Copy everything in the data below exactly except the pictures.

※ ※ ※

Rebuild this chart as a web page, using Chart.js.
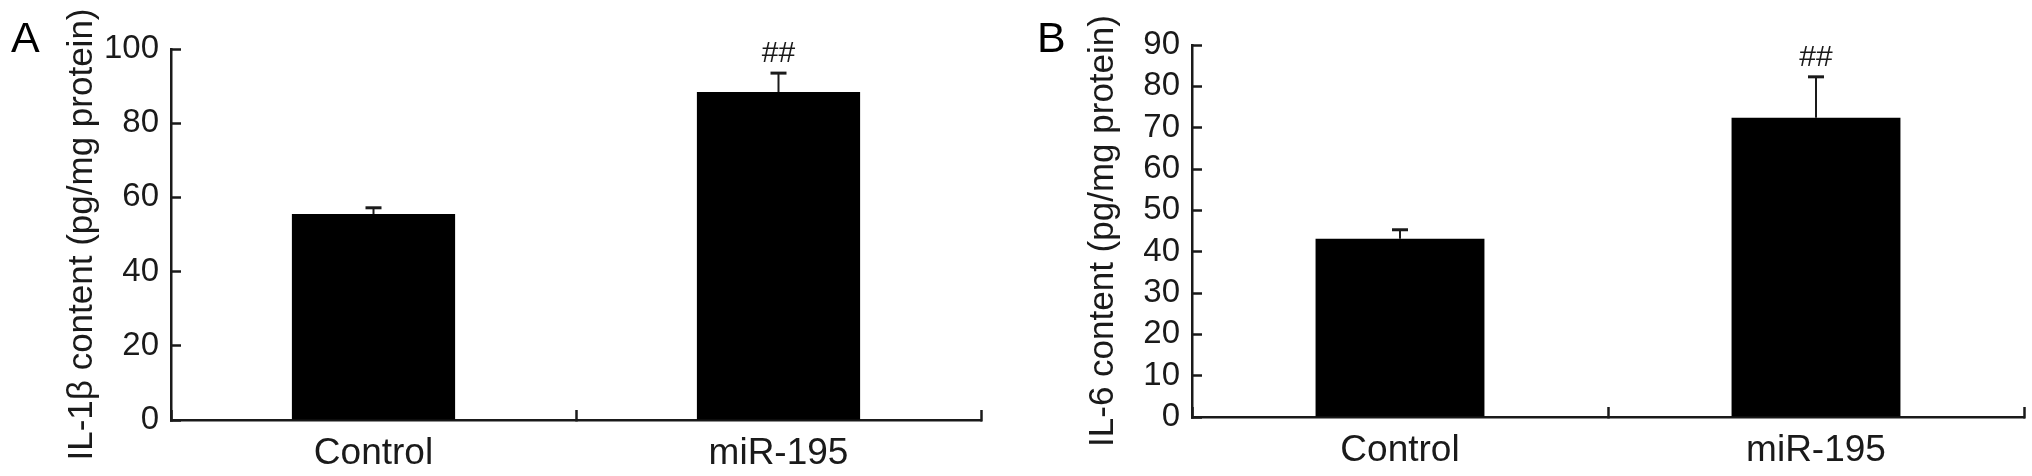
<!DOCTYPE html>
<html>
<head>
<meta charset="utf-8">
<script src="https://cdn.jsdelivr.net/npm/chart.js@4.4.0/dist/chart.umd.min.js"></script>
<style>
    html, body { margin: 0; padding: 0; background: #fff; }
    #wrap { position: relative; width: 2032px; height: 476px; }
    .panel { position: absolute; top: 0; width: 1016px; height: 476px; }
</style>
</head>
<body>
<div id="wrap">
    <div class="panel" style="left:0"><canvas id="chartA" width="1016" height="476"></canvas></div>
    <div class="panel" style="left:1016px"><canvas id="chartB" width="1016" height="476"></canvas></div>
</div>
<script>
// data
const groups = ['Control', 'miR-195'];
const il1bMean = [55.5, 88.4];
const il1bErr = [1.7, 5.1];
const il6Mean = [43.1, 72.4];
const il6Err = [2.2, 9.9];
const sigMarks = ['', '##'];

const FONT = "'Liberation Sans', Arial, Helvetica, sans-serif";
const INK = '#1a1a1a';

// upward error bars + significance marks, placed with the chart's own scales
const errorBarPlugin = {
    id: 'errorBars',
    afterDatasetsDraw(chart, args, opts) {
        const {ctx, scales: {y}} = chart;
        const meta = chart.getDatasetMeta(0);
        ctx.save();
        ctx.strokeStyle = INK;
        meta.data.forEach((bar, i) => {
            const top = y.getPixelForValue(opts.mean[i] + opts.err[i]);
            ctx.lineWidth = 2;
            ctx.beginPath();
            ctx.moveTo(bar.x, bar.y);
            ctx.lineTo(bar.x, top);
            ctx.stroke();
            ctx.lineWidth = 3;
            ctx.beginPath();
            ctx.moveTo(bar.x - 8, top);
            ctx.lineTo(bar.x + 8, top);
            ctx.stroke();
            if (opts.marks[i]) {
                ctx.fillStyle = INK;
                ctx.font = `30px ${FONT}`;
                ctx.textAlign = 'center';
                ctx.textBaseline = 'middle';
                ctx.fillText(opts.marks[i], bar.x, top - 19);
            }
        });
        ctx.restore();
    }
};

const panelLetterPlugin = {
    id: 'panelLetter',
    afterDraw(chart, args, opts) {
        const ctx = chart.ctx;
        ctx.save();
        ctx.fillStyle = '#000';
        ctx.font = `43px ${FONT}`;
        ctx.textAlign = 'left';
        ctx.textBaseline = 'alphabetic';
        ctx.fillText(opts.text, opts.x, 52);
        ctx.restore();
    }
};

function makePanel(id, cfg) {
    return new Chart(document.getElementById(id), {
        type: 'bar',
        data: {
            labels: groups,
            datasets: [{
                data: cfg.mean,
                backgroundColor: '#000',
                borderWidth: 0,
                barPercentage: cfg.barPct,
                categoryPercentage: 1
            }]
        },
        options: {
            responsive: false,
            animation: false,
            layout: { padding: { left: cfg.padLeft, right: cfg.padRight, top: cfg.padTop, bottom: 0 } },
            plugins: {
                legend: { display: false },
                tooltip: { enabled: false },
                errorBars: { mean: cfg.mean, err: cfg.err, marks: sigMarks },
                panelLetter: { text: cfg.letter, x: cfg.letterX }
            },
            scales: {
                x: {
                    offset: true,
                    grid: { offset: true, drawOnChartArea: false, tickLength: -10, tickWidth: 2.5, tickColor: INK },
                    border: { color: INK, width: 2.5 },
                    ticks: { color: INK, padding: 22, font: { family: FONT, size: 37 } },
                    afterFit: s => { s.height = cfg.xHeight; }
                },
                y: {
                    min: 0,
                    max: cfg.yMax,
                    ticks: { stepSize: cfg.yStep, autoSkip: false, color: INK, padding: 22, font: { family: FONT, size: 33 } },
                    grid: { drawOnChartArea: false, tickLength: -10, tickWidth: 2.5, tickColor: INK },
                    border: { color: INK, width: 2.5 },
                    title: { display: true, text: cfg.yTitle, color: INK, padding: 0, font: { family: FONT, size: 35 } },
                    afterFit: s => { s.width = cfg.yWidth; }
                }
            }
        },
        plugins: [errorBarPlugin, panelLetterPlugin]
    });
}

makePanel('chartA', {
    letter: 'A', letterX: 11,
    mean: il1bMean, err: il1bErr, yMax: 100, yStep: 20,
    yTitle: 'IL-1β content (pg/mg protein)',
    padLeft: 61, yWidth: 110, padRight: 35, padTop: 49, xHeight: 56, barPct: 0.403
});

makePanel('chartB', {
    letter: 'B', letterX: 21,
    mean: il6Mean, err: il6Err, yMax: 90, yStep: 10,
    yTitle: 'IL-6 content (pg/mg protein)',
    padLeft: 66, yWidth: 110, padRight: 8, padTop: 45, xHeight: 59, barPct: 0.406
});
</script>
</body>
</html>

※ ※ ※

● Exercise solution
Rebuild this chart as a web page, using Chart.js.
<!DOCTYPE html>
<html>
<head>
<meta charset="utf-8">
<script src="https://cdn.jsdelivr.net/npm/chart.js@4.4.0/dist/chart.umd.min.js"></script>
<style>
    html, body { margin: 0; padding: 0; background: #fff; }
    #wrap { position: relative; width: 2032px; height: 476px; }
    .panel { position: absolute; top: 0; width: 1016px; height: 476px; }
</style>
</head>
<body>
<div id="wrap">
    <div class="panel" style="left:0"><canvas id="chartA" width="1016" height="476"></canvas></div>
    <div class="panel" style="left:1016px"><canvas id="chartB" width="1016" height="476"></canvas></div>
</div>
<script>
// data
const groups = ['Control', 'miR-195'];
const il1bMean = [55.5, 88.4];
const il1bErr = [1.7, 5.1];
const il6Mean = [43.1, 72.4];
const il6Err = [2.2, 9.9];
const sigMarks = ['', '##'];

const FONT = "'Liberation Sans', Arial, Helvetica, sans-serif";
const INK = '#1a1a1a';

// upward error bars + significance marks, placed with the chart's own scales
const errorBarPlugin = {
    id: 'errorBars',
    afterDatasetsDraw(chart, args, opts) {
        const {ctx, scales: {y}} = chart;
        const meta = chart.getDatasetMeta(0);
        ctx.save();
        ctx.strokeStyle = INK;
        meta.data.forEach((bar, i) => {
            const top = y.getPixelForValue(opts.mean[i] + opts.err[i]);
            ctx.lineWidth = 2;
            ctx.beginPath();
            ctx.moveTo(bar.x, bar.y);
            ctx.lineTo(bar.x, top);
            ctx.stroke();
            ctx.lineWidth = 3;
            ctx.beginPath();
            ctx.moveTo(bar.x - 8, top);
            ctx.lineTo(bar.x + 8, top);
            ctx.stroke();
            if (opts.marks[i]) {
                ctx.fillStyle = INK;
                ctx.font = `30px ${FONT}`;
                ctx.textAlign = 'center';
                ctx.textBaseline = 'middle';
                ctx.fillText(opts.marks[i], bar.x, top - 19);
            }
        });
        ctx.restore();
    }
};

const panelLetterPlugin = {
    id: 'panelLetter',
    afterDraw(chart, args, opts) {
        const ctx = chart.ctx;
        ctx.save();
        ctx.fillStyle = '#000';
        ctx.font = `43px ${FONT}`;
        ctx.textAlign = 'left';
        ctx.textBaseline = 'alphabetic';
        ctx.fillText(opts.text, opts.x, 52);
        ctx.restore();
    }
};

function makePanel(id, cfg) {
    return new Chart(document.getElementById(id), {
        type: 'bar',
        data: {
            labels: groups,
            datasets: [{
                data: cfg.mean,
                backgroundColor: '#000',
                borderWidth: 0,
                barPercentage: cfg.barPct,
                categoryPercentage: 1
            }]
        },
        options: {
            responsive: false,
            animation: false,
            layout: { padding: { left: cfg.padLeft, right: cfg.padRight, top: cfg.padTop, bottom: 0 } },
            plugins: {
                legend: { display: false },
                tooltip: { enabled: false },
                errorBars: { mean: cfg.mean, err: cfg.err, marks: sigMarks },
                panelLetter: { text: cfg.letter, x: cfg.letterX }
            },
            scales: {
                x: {
                    offset: true,
                    grid: { offset: true, drawOnChartArea: false, tickLength: -10, tickWidth: 2.5, tickColor: INK },
                    border: { color: INK, width: 2.5 },
                    ticks: { color: INK, padding: 22, font: { family: FONT, size: 37 } },
                    afterFit: s => { s.height = cfg.xHeight; }
                },
                y: {
                    min: 0,
                    max: cfg.yMax,
                    ticks: { stepSize: cfg.yStep, autoSkip: false, color: INK, padding: 22, font: { family: FONT, size: 33 } },
                    grid: { drawOnChartArea: false, tickLength: -10, tickWidth: 2.5, tickColor: INK },
                    border: { color: INK, width: 2.5 },
                    title: { display: true, text: cfg.yTitle, color: INK, padding: 0, font: { family: FONT, size: 35 } },
                    afterFit: s => { s.width = cfg.yWidth; }
                }
            }
        },
        plugins: [errorBarPlugin, panelLetterPlugin]
    });
}

makePanel('chartA', {
    letter: 'A', letterX: 11,
    mean: il1bMean, err: il1bErr, yMax: 100, yStep: 20,
    yTitle: 'IL-1β content (pg/mg protein)',
    padLeft: 61, yWidth: 110, padRight: 35, padTop: 49, xHeight: 56, barPct: 0.403
});

makePanel('chartB', {
    letter: 'B', letterX: 21,
    mean: il6Mean, err: il6Err, yMax: 90, yStep: 10,
    yTitle: 'IL-6 content (pg/mg protein)',
    padLeft: 66, yWidth: 110, padRight: 8, padTop: 45, xHeight: 59, barPct: 0.406
});
</script>
</body>
</html>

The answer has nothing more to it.